Lastly, the S90 incorporates a new and additional world first, featuring Road Edge Detection and Run-Off Road protection. Those systems prevent the drivers from veering off the road for whatever reason.
Naturally, you have the typical arrangement of Apple CarPlay, Bluetooth wireless and traditionally wired connectivity for the radio, Blind Spot Information System, and lane departure warning.
The only interior downside: some of the plastics and materials don’t exude durability. And the white leather, although beautiful to look at, is likely to lose against wear and tear.
At launch, the 2017 Volvo S90 will be available in two forms to start: T5 front-wheel drive and T6 all-wheel drive. Both come with a 2.0-liter four-banger from the latest line of Drive-E mills. The T5 variant on the other hand is turbocharged only, producing 250 horsepower and 258 pound-feet of torque. The more powerful T6 mill is the same 2.0L Drive-F four-pot but with both turbocharging and supercharging to twist out 316 horsepower and 295 lb-ft. The S90 T5 sprints to sixty in just 6.5 seconds while the T6 needs 5.7, both very commendable times. Sitting at the transaxle is a Aisin-sourced eight-speed automatic for both.
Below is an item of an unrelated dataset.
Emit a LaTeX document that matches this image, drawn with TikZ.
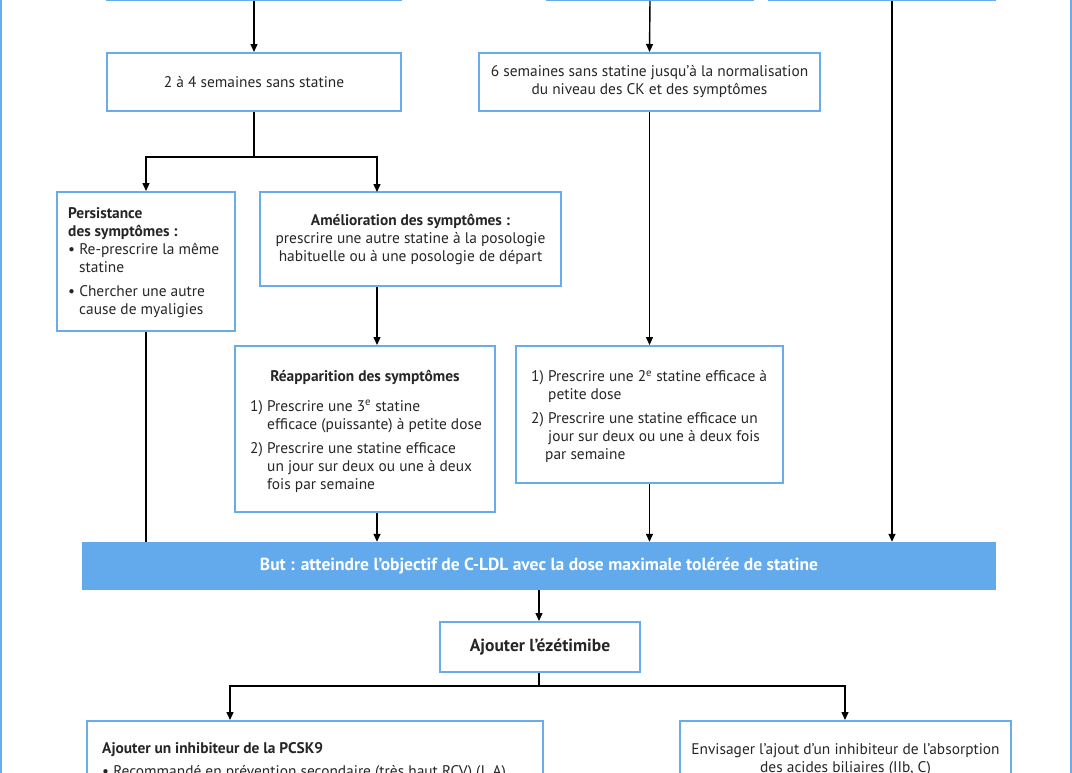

Volvo promises to add more powertrain options, including a top-range T8 plug-in hybrid model to match the XC90. Separate rumors also suggest a high-performance Polestar version is supposedly in the works.
The Volvo S90 cruised around the affluent towns that make up the Hamptons in Long Island, NY. Despite elegant but sedated aesthetics, the S90 garndered many looks from bystanders. It meshed into the wealthy and ritzy parts of town, looking as classy as any BMW, Audi, or Mercedes would. The S90’s on-road behavior is as comfortable as you would expect a European luxury sedan to be. But the absorbent ride did little to compromise level body control and composed handling, thanks in part by the optional rear adaptive air suspension as standard. Interesting side note, despite the clever rear load-leveling suspension, it still utilizes leaf springs, similarly to the current Chevrolet Corvette.
In other words, don’t think the S90 is a tire-roasting 5-Series or Audi A6 competitor because it’s far from it. Instead, think of the S90 as a quiet, competent, and comforting alternative to the status quo, offering a Swedish take on luxury sedans that we’ve come to expect from the Scandinavian country.
Considering a luxury sedan is often a fairly easy process. By default, it’s quite easy to look in the direction of the Germans, Japanese, or the Americans to acquire a luxury sedan. But with the 2017 Volvo S90, buyers once again gain another choice for a luxury sedan with unique flavor.
The 2017 Volvo S90 starts at $46,950 without the standard $995 destination fee. The top-spec T6 Inscription model at launch, as tested here, rings up the invoice to $56,250. This puts the S90 right at the frontline with major midsize luxury staples. The list includes the Lexus GS, Jaguar XF, Audi A6, Cadillac CTS, and even the BMW 5-Series and Mercedes E-Class.
With a battlefield like that, the Volvo S90 still faces rigid competition.